Small, emotionally true "Hello I Must Be Going" showcases winning Melanie Lynskey



Hello I Must Be Going (2012) 
95 min., rated R. 

Ever since Peter Jackson's true-crime drama "Heavenly Creatures" in 1994, Melanie Lynskey has been an actress to watch. On screen, both big and small, she's popped up in supporting roles and has always etched them with a specific indelibility, and now she's finally been given her due in another lead role. In the small, winningly gentle "Hello I Must Be Going," the lovely, criminally underrated actress is a joy in playing Amy Minsky, a thirtysomething photographer who's having a really hard time. Walking out on her self-absorbed husband (Dan Futterman) a few months ago for catching him having an affair with her best friend, she's depressed and back to living with her parents, Ruth (Blythe Danner) and Stan (John Rubinstein). Sleeping until noon, laying around in the same shabby T-shirt, and not leaving the house has become Amy's recent routine. Mom is losing her patience and Dad has an upcoming dinner with a client (Damian Young) before retiring, leaving his law firm to his son, and taking his wife on a round-the-world vacation. At dinner, Amy meets Larry's mature 19-year-old actor stepson, Jeremy (Christopher Abbott of HBO's "Girls"), who wants to be there even less than her and makes a pass at her. Once she's asked by Jeremy's mother, Gwen (Julie White), to take him around the quaint Connecticut town, their torrid "The Graduate"/May-December affair begins. Even if it takes both of their parents a while to realize what's going on, Amy and Jeremy seem to bring out the best in each other.

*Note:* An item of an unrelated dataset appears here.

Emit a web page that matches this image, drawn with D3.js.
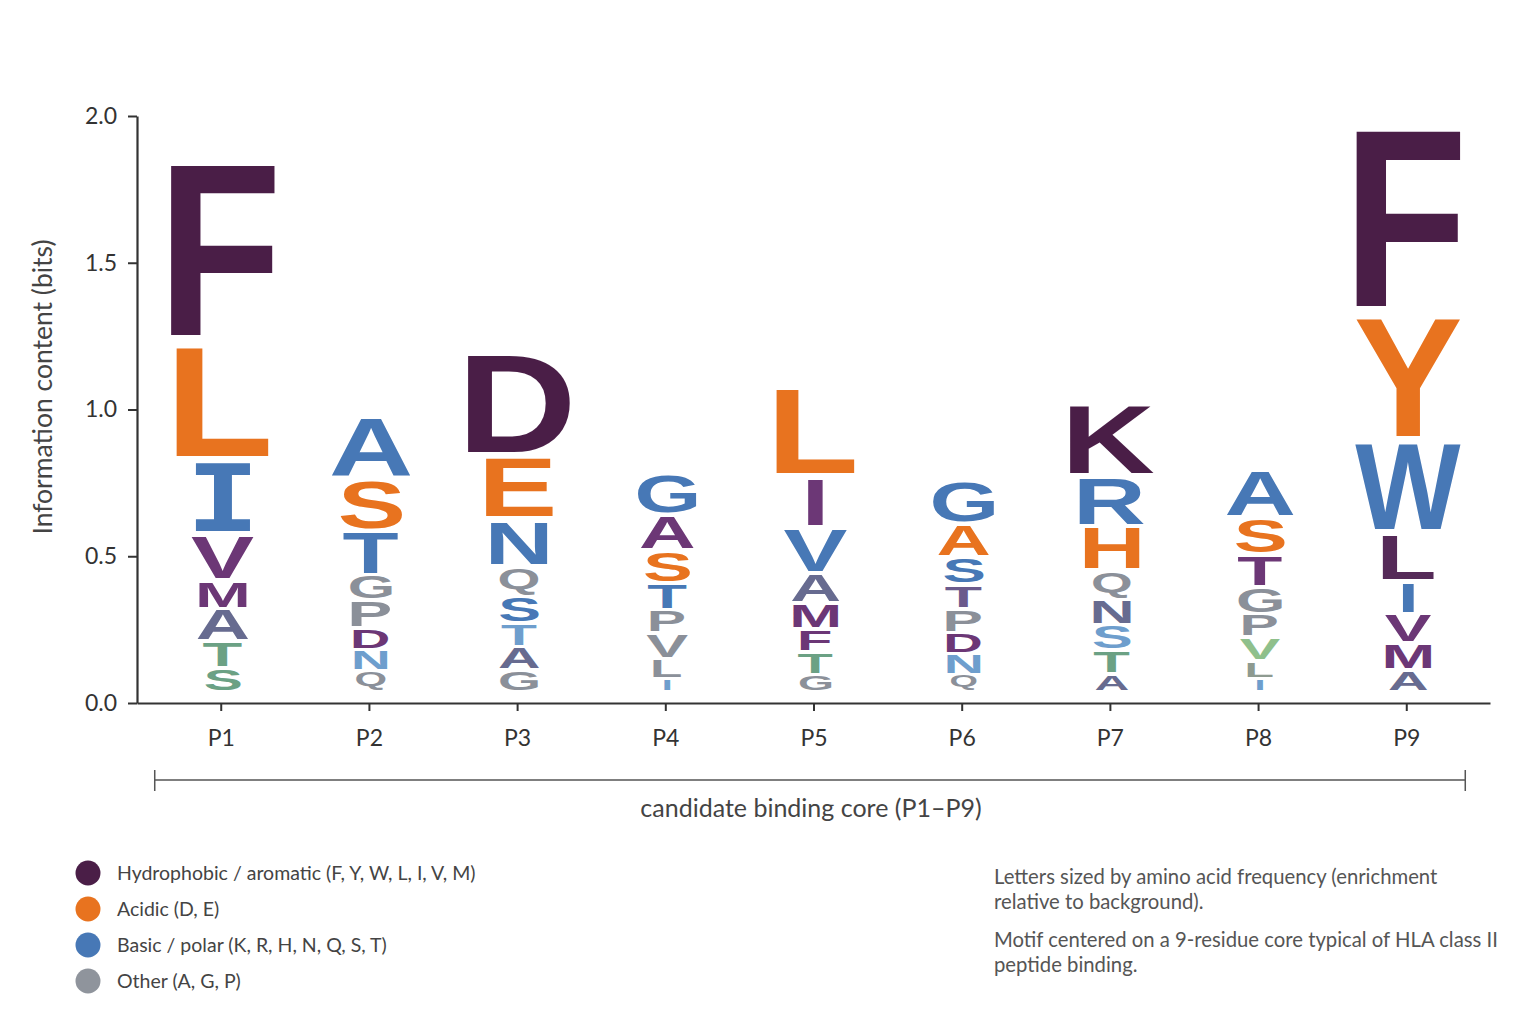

At first blush, "Hello I Must Be Going" could have been either a sad-sack bummer or yet another quirky life-crisis indie about someone in a funk figuring out their next step. The film has an easy-listening soundtrack right out of a coffeehouse, and already has enough in common with this year's "Liberal Arts" in that they're both about a thirtysomething getting involved with a 19-year-old, only with the genders reversed. Luckily, actor-turned-director Todd Louiso's third feature walks a delicate tightrope between bittersweet emotions and a little character-based slapstick with enough grace and wit. It's lightly plotted and not stylistically inventive filmmaking, but satisfyingly skilled.

In her acutely observed inaugural script, screenwriter Sarah Koskoff dodges condescension, as long as we're talking about Amy and Jeremy, who are treated with the utmost compassion. Through Lynskey, Amy ingratiates herself to the viewer as an empathetic, understandable protagonist that we don't mind spending time with for an hour and a half. Your heart aches for her; she's vulnerable but not as mopey as her mother perceives, and she makes frumpy the new sexy. Every now and then Lynskey adds self-deprecating humor and surprise to the character in terms of body language and facial expressions, making Amy that much sweeter. Finally, in a climactic meeting scene with Futterman, we get a real sense of Amy's complete arc.

Though certainly the anchor, Lynskey is not the only one who gets to shine. Abbott, charming but sensitive, gives a deft performance that makes us buy he's genuinely attracted and interested in the older Amy. Danner, who's always a dear in any mom role she takes but usually underutilized, brings a prickly humor, inner longing, and tough love to Ruth. The last few mother-daughter moments are written and acted with such piercing truth and tender sadness, in which Mom lets out all her rage about how Amy never finishes anything she starts and then comes clean about just wanting to spend time with her husband. Same goes for Rubinstein, who tries giving the best advice he can to Amy and reminisces about the Groucho Marx-starrer "Animal Crackers" (with a song that gives this film its title) they'd stay up late to watch. Also, White, as Jeremy's pushy therapist mom who's proud of her son but just too oblivious in assuming he's gay, is always a comedic treat and makes the character feel like a real person. For some reason, the relationship between Amy and her mother ends up reaching a more substantive and moving catharsis than the affair with Jeremy. Still, "Hello I Must Be Going" is smart, emotionally true and, above all else, a superb showcase for Lynskey if there ever was one.